▸ EXERCISE DIRECTIONS: Write out, word for word, only the data from its first line to the line containing "import plotly.graph_objects as go".
— START SUPPLIED DATA —
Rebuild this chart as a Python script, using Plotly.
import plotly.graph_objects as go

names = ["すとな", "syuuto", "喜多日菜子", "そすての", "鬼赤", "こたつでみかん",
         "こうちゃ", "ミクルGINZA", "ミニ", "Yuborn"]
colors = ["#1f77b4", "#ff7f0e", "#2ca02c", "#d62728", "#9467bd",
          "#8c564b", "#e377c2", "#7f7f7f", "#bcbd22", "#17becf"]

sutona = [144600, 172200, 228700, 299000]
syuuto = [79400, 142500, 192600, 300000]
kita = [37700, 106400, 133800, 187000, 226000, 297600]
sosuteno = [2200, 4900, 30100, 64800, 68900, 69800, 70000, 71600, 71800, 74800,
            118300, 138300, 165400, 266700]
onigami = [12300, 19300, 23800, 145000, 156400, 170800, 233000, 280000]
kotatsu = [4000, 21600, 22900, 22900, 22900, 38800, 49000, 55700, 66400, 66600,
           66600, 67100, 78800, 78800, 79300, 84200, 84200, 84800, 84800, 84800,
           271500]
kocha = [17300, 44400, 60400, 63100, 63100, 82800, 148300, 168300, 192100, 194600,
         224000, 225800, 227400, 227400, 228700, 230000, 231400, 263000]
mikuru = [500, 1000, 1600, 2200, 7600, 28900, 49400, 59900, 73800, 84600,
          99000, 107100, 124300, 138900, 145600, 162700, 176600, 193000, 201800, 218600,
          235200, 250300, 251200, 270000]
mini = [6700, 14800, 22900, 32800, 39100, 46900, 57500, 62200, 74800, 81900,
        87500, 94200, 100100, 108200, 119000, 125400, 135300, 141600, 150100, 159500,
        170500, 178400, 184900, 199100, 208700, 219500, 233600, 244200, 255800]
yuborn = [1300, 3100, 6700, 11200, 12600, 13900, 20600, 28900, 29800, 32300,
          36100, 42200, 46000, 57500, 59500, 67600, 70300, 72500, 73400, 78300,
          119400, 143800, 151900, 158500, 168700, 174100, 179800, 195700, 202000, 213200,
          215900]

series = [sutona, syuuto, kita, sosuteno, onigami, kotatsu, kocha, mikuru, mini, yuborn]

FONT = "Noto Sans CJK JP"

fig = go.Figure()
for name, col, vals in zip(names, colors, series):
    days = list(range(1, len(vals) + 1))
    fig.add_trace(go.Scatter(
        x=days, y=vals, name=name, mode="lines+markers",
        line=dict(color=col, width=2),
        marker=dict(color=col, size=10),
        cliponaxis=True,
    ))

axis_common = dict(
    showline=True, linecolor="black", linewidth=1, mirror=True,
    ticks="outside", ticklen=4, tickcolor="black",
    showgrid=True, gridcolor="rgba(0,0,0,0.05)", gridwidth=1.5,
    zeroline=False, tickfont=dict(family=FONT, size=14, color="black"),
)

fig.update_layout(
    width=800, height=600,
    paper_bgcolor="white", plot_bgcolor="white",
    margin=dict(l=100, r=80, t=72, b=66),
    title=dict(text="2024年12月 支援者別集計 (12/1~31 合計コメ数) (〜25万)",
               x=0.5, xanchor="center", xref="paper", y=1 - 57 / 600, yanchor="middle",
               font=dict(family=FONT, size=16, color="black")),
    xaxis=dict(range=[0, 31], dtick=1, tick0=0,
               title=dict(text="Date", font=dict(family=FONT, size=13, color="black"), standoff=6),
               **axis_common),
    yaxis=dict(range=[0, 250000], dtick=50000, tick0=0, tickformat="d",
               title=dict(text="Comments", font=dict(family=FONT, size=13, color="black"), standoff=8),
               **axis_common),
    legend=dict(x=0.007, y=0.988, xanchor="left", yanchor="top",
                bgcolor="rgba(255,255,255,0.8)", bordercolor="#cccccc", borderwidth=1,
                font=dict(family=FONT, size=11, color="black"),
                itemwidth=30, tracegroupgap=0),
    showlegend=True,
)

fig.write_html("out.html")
— END SUPPLIED DATA —
▸ RESULT OF THE EXERCISE:
Rebuild this chart as a Python script, using Plotly.
import plotly.graph_objects as go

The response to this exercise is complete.